— BEGIN Given data —
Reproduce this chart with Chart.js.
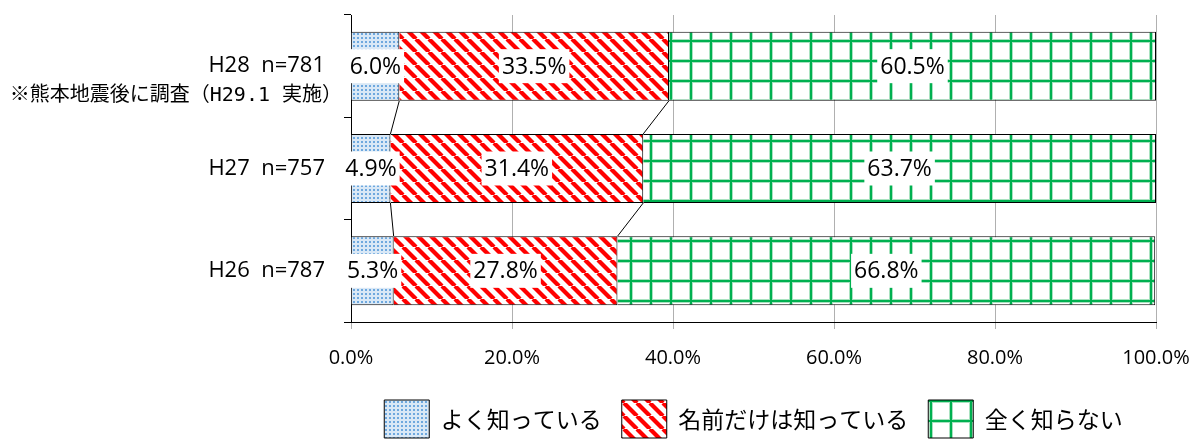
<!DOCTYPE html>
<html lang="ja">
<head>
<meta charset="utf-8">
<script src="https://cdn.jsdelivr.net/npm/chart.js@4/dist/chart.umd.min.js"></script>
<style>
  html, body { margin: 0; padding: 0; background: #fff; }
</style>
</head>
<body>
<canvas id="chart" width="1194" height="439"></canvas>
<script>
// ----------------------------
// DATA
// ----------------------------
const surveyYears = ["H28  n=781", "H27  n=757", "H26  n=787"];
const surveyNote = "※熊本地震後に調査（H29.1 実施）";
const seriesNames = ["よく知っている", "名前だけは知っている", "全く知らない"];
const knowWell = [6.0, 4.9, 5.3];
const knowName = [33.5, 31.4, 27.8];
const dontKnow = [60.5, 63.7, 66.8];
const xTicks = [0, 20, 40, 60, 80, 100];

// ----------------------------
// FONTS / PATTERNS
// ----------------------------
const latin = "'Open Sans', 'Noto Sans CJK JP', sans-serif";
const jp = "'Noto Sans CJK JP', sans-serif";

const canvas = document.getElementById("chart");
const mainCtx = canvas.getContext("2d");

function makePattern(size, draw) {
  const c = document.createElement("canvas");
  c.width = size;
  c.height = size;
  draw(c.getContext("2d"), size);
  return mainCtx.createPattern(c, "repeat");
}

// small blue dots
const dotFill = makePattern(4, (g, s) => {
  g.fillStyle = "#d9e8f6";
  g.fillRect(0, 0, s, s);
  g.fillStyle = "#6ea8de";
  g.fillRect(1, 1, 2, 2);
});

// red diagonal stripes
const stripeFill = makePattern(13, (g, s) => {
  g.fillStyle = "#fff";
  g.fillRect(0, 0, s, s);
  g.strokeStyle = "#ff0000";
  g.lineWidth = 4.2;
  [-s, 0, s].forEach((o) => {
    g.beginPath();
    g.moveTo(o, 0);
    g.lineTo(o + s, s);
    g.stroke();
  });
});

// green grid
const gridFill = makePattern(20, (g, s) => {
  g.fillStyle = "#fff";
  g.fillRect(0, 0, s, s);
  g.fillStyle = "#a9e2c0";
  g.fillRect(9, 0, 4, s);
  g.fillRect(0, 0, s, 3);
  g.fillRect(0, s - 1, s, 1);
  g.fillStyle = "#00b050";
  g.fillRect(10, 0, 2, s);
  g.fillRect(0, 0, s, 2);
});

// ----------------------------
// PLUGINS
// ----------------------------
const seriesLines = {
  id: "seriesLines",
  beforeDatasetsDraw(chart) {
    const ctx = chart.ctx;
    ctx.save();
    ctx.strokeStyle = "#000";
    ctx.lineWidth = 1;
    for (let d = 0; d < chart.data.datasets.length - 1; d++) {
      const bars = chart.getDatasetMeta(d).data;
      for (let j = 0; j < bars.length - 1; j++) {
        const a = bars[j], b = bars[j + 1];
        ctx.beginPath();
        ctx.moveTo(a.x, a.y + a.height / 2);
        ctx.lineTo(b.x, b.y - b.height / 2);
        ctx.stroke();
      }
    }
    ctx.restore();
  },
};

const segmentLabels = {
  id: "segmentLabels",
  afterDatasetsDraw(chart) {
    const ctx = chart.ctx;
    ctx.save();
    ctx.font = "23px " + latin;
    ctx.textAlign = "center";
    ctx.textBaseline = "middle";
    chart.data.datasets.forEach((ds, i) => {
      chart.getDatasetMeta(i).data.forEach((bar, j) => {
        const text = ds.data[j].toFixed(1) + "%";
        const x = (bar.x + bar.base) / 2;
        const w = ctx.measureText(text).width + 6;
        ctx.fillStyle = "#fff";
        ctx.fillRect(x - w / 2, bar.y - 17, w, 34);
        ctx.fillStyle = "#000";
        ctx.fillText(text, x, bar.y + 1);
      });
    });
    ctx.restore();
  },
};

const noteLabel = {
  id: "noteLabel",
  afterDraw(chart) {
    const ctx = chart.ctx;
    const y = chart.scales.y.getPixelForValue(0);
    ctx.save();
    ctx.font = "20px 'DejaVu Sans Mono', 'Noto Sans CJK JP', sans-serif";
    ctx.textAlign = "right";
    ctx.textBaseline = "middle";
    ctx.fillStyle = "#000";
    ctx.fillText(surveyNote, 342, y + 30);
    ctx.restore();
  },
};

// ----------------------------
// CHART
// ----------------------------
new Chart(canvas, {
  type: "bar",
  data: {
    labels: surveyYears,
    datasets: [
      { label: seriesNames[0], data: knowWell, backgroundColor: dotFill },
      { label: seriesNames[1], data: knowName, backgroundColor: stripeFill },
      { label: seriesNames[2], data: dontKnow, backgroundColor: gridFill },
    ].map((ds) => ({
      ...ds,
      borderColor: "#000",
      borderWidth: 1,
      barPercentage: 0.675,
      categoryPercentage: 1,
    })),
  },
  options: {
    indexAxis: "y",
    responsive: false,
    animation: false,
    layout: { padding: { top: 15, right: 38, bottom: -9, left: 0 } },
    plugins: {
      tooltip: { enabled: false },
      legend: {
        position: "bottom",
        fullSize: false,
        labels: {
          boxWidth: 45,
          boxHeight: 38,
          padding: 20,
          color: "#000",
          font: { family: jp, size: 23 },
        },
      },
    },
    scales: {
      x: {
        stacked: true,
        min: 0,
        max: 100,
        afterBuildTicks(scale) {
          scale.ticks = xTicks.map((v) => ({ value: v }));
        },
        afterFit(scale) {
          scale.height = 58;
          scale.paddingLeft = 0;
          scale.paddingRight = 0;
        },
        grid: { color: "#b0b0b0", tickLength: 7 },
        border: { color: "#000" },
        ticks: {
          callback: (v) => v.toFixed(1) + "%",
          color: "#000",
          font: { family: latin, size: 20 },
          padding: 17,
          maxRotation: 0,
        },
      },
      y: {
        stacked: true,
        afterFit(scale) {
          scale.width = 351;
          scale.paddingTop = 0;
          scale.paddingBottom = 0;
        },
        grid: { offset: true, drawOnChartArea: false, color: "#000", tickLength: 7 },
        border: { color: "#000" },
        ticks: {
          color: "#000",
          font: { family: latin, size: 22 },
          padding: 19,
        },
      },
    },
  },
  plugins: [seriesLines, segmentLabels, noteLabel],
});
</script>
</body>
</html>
— END Given data —
Copy every line above word for word and exclude the pictures.

Reproduce this chart with Chart.js.
<!DOCTYPE html>
<html lang="ja">
<head>
<meta charset="utf-8">
<script src="https://cdn.jsdelivr.net/npm/chart.js@4/dist/chart.umd.min.js"></script>
<style>
  html, body { margin: 0; padding: 0; background: #fff; }
</style>
</head>
<body>
<canvas id="chart" width="1194" height="439"></canvas>
<script>
// ----------------------------
// DATA
// ----------------------------
const surveyYears = ["H28  n=781", "H27  n=757", "H26  n=787"];
const surveyNote = "※熊本地震後に調査（H29.1 実施）";
const seriesNames = ["よく知っている", "名前だけは知っている", "全く知らない"];
const knowWell = [6.0, 4.9, 5.3];
const knowName = [33.5, 31.4, 27.8];
const dontKnow = [60.5, 63.7, 66.8];
const xTicks = [0, 20, 40, 60, 80, 100];

// ----------------------------
// FONTS / PATTERNS
// ----------------------------
const latin = "'Open Sans', 'Noto Sans CJK JP', sans-serif";
const jp = "'Noto Sans CJK JP', sans-serif";

const canvas = document.getElementById("chart");
const mainCtx = canvas.getContext("2d");

function makePattern(size, draw) {
  const c = document.createElement("canvas");
  c.width = size;
  c.height = size;
  draw(c.getContext("2d"), size);
  return mainCtx.createPattern(c, "repeat");
}

// small blue dots
const dotFill = makePattern(4, (g, s) => {
  g.fillStyle = "#d9e8f6";
  g.fillRect(0, 0, s, s);
  g.fillStyle = "#6ea8de";
  g.fillRect(1, 1, 2, 2);
});

// red diagonal stripes
const stripeFill = makePattern(13, (g, s) => {
  g.fillStyle = "#fff";
  g.fillRect(0, 0, s, s);
  g.strokeStyle = "#ff0000";
  g.lineWidth = 4.2;
  [-s, 0, s].forEach((o) => {
    g.beginPath();
    g.moveTo(o, 0);
    g.lineTo(o + s, s);
    g.stroke();
  });
});

// green grid
const gridFill = makePattern(20, (g, s) => {
  g.fillStyle = "#fff";
  g.fillRect(0, 0, s, s);
  g.fillStyle = "#a9e2c0";
  g.fillRect(9, 0, 4, s);
  g.fillRect(0, 0, s, 3);
  g.fillRect(0, s - 1, s, 1);
  g.fillStyle = "#00b050";
  g.fillRect(10, 0, 2, s);
  g.fillRect(0, 0, s, 2);
});

// ----------------------------
// PLUGINS
// ----------------------------
const seriesLines = {
  id: "seriesLines",
  beforeDatasetsDraw(chart) {
    const ctx = chart.ctx;
    ctx.save();
    ctx.strokeStyle = "#000";
    ctx.lineWidth = 1;
    for (let d = 0; d < chart.data.datasets.length - 1; d++) {
      const bars = chart.getDatasetMeta(d).data;
      for (let j = 0; j < bars.length - 1; j++) {
        const a = bars[j], b = bars[j + 1];
        ctx.beginPath();
        ctx.moveTo(a.x, a.y + a.height / 2);
        ctx.lineTo(b.x, b.y - b.height / 2);
        ctx.stroke();
      }
    }
    ctx.restore();
  },
};

const segmentLabels = {
  id: "segmentLabels",
  afterDatasetsDraw(chart) {
    const ctx = chart.ctx;
    ctx.save();
    ctx.font = "23px " + latin;
    ctx.textAlign = "center";
    ctx.textBaseline = "middle";
    chart.data.datasets.forEach((ds, i) => {
      chart.getDatasetMeta(i).data.forEach((bar, j) => {
        const text = ds.data[j].toFixed(1) + "%";
        const x = (bar.x + bar.base) / 2;
        const w = ctx.measureText(text).width + 6;
        ctx.fillStyle = "#fff";
        ctx.fillRect(x - w / 2, bar.y - 17, w, 34);
        ctx.fillStyle = "#000";
        ctx.fillText(text, x, bar.y + 1);
      });
    });
    ctx.restore();
  },
};

const noteLabel = {
  id: "noteLabel",
  afterDraw(chart) {
    const ctx = chart.ctx;
    const y = chart.scales.y.getPixelForValue(0);
    ctx.save();
    ctx.font = "20px 'DejaVu Sans Mono', 'Noto Sans CJK JP', sans-serif";
    ctx.textAlign = "right";
    ctx.textBaseline = "middle";
    ctx.fillStyle = "#000";
    ctx.fillText(surveyNote, 342, y + 30);
    ctx.restore();
  },
};

// ----------------------------
// CHART
// ----------------------------
new Chart(canvas, {
  type: "bar",
  data: {
    labels: surveyYears,
    datasets: [
      { label: seriesNames[0], data: knowWell, backgroundColor: dotFill },
      { label: seriesNames[1], data: knowName, backgroundColor: stripeFill },
      { label: seriesNames[2], data: dontKnow, backgroundColor: gridFill },
    ].map((ds) => ({
      ...ds,
      borderColor: "#000",
      borderWidth: 1,
      barPercentage: 0.675,
      categoryPercentage: 1,
    })),
  },
  options: {
    indexAxis: "y",
    responsive: false,
    animation: false,
    layout: { padding: { top: 15, right: 38, bottom: -9, left: 0 } },
    plugins: {
      tooltip: { enabled: false },
      legend: {
        position: "bottom",
        fullSize: false,
        labels: {
          boxWidth: 45,
          boxHeight: 38,
          padding: 20,
          color: "#000",
          font: { family: jp, size: 23 },
        },
      },
    },
    scales: {
      x: {
        stacked: true,
        min: 0,
        max: 100,
        afterBuildTicks(scale) {
          scale.ticks = xTicks.map((v) => ({ value: v }));
        },
        afterFit(scale) {
          scale.height = 58;
          scale.paddingLeft = 0;
          scale.paddingRight = 0;
        },
        grid: { color: "#b0b0b0", tickLength: 7 },
        border: { color: "#000" },
        ticks: {
          callback: (v) => v.toFixed(1) + "%",
          color: "#000",
          font: { family: latin, size: 20 },
          padding: 17,
          maxRotation: 0,
        },
      },
      y: {
        stacked: true,
        afterFit(scale) {
          scale.width = 351;
          scale.paddingTop = 0;
          scale.paddingBottom = 0;
        },
        grid: { offset: true, drawOnChartArea: false, color: "#000", tickLength: 7 },
        border: { color: "#000" },
        ticks: {
          color: "#000",
          font: { family: latin, size: 22 },
          padding: 19,
        },
      },
    },
  },
  plugins: [seriesLines, segmentLabels, noteLabel],
});
</script>
</body>
</html>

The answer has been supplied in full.